[Begin SUPPLIED DATA]

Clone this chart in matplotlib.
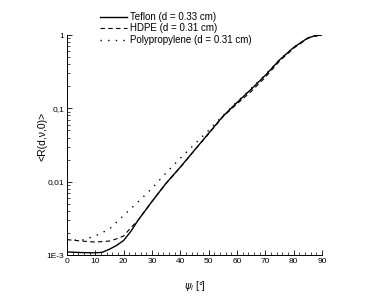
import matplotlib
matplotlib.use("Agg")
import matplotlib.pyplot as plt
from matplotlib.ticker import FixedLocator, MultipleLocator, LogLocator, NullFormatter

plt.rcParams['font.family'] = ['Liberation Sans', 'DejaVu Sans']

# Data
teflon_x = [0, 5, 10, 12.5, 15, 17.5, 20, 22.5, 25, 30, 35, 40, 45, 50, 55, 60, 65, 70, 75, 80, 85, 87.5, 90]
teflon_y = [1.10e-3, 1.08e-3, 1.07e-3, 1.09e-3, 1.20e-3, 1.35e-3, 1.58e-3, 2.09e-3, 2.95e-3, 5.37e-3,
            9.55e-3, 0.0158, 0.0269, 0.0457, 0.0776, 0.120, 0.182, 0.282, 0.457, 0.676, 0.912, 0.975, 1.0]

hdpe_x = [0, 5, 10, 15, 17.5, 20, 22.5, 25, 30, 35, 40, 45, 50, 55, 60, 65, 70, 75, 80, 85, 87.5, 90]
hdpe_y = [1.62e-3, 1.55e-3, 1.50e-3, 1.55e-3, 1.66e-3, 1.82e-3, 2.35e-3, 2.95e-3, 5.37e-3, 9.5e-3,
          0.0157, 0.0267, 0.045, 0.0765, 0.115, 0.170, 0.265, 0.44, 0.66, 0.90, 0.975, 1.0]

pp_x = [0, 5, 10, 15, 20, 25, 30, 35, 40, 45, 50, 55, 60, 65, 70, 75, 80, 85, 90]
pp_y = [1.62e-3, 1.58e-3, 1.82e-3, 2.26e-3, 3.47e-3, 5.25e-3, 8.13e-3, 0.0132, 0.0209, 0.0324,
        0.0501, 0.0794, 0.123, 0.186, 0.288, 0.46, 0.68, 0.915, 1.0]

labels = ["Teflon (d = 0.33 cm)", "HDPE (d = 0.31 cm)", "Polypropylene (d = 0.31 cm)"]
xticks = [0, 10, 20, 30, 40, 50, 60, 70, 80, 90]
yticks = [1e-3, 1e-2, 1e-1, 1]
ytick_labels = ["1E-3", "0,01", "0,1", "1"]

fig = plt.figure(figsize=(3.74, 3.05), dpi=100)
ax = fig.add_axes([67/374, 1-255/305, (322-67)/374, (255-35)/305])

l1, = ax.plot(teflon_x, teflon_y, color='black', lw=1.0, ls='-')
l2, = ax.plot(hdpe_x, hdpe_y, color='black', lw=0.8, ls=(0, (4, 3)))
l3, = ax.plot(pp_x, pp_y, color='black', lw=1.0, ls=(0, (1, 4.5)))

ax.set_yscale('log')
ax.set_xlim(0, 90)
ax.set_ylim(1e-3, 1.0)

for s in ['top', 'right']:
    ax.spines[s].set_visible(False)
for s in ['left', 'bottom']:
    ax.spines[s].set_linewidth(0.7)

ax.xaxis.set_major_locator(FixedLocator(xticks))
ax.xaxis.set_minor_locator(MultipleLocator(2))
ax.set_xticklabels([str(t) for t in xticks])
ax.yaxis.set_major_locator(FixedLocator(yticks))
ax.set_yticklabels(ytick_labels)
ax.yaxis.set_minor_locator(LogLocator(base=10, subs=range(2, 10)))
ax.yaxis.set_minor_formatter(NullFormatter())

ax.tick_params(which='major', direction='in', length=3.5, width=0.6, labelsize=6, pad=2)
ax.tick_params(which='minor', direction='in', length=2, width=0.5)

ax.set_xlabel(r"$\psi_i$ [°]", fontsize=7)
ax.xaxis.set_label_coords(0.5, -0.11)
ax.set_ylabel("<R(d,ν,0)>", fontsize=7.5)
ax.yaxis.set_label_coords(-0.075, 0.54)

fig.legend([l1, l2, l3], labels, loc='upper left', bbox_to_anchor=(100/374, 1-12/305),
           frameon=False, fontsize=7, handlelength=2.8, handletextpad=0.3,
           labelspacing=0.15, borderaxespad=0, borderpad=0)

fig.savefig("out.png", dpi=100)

[End SUPPLIED DATA]
[Begin SUPPLIED DATA]

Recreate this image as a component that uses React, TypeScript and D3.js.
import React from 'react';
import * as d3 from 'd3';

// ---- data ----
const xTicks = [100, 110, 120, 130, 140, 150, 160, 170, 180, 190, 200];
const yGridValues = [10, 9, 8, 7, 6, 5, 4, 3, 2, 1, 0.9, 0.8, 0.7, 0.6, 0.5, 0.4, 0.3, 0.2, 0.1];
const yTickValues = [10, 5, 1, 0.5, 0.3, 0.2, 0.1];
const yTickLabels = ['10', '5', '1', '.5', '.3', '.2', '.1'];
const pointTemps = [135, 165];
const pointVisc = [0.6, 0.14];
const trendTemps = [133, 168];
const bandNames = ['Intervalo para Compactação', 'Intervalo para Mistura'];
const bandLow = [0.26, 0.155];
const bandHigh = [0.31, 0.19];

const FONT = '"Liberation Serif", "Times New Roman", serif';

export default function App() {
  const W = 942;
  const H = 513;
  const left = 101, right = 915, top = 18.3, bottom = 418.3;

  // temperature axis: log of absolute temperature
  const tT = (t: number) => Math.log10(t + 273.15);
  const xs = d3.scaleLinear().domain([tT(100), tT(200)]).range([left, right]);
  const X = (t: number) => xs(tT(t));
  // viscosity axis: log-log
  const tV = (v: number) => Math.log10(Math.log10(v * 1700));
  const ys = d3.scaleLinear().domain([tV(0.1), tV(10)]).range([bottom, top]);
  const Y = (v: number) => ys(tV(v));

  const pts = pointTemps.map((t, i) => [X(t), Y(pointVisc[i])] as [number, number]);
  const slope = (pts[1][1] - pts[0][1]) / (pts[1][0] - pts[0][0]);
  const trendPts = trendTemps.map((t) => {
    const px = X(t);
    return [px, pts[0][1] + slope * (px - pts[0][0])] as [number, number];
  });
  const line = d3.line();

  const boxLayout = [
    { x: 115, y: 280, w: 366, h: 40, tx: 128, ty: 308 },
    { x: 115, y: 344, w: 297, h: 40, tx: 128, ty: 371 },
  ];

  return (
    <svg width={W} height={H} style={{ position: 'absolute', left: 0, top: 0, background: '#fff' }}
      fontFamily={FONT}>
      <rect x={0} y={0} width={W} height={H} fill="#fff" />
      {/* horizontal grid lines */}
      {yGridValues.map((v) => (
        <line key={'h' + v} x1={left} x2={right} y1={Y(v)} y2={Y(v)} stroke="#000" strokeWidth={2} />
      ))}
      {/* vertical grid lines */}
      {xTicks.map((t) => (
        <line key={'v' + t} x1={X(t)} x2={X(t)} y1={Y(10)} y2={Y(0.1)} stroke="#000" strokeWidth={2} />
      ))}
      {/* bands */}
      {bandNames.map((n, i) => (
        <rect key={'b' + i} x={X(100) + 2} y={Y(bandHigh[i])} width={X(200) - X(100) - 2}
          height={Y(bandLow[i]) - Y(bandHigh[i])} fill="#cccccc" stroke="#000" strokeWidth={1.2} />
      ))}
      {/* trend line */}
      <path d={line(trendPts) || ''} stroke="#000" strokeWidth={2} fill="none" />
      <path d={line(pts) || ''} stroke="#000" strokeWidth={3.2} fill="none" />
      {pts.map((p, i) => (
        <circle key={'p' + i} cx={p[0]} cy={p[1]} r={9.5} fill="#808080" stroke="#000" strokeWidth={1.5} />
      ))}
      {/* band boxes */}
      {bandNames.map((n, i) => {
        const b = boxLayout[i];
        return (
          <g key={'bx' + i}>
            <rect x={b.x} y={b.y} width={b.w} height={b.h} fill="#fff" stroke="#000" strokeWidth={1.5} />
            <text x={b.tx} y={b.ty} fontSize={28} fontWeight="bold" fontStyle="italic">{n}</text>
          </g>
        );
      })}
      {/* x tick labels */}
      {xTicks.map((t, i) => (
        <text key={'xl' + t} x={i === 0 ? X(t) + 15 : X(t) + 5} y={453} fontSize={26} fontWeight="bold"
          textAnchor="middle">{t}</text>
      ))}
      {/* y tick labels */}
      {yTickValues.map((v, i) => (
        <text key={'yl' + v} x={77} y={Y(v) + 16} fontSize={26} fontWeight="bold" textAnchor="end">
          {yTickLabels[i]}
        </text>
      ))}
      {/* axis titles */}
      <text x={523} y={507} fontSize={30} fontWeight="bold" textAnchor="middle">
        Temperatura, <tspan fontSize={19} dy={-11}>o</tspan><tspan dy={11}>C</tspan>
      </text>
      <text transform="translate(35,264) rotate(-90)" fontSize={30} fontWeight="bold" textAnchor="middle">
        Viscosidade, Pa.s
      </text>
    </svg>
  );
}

[End SUPPLIED DATA]
[Begin SUPPLIED DATA]

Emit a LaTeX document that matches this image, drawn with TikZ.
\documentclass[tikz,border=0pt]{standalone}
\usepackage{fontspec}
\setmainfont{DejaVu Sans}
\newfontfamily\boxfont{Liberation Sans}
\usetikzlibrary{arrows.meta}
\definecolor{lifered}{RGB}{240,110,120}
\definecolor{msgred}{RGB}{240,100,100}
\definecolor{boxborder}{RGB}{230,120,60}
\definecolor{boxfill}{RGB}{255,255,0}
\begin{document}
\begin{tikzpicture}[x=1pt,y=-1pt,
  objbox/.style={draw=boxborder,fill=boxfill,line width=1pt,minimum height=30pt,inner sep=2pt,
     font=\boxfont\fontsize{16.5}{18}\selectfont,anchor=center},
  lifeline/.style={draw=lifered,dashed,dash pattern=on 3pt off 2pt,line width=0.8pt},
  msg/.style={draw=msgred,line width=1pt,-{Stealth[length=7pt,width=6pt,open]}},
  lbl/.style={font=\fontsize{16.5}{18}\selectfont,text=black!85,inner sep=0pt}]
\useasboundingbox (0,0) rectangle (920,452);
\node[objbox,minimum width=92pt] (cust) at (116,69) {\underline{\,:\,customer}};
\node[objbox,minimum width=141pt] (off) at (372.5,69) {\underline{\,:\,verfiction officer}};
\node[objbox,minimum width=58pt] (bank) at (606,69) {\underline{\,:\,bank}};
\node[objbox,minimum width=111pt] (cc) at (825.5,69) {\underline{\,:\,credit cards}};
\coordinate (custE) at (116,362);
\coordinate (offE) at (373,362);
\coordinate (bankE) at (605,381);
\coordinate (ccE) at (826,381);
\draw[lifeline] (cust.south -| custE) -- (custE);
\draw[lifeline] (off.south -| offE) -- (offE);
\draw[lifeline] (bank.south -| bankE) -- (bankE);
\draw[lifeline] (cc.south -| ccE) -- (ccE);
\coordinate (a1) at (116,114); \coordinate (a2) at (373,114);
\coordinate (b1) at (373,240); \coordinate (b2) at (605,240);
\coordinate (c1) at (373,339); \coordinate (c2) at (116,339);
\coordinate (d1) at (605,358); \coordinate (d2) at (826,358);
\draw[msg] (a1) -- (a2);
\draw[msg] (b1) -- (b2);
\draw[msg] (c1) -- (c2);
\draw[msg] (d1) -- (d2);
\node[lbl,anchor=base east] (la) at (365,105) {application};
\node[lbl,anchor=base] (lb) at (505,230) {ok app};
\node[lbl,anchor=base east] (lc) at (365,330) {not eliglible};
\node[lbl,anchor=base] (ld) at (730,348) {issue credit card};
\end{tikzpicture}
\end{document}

[End SUPPLIED DATA]

▸ **TASK DIRECTIONS**:
Set down exactly the lines above, from the line containing "Clone this chart in matplotlib." through the line containing "0.912, 0.975, 1.0]". Skip the pictures.

▸ **SOLUTION TO THE EXERCISE**:
Clone this chart in matplotlib.
import matplotlib
matplotlib.use("Agg")
import matplotlib.pyplot as plt
from matplotlib.ticker import FixedLocator, MultipleLocator, LogLocator, NullFormatter

plt.rcParams['font.family'] = ['Liberation Sans', 'DejaVu Sans']

# Data
teflon_x = [0, 5, 10, 12.5, 15, 17.5, 20, 22.5, 25, 30, 35, 40, 45, 50, 55, 60, 65, 70, 75, 80, 85, 87.5, 90]
teflon_y = [1.10e-3, 1.08e-3, 1.07e-3, 1.09e-3, 1.20e-3, 1.35e-3, 1.58e-3, 2.09e-3, 2.95e-3, 5.37e-3,
            9.55e-3, 0.0158, 0.0269, 0.0457, 0.0776, 0.120, 0.182, 0.282, 0.457, 0.676, 0.912, 0.975, 1.0]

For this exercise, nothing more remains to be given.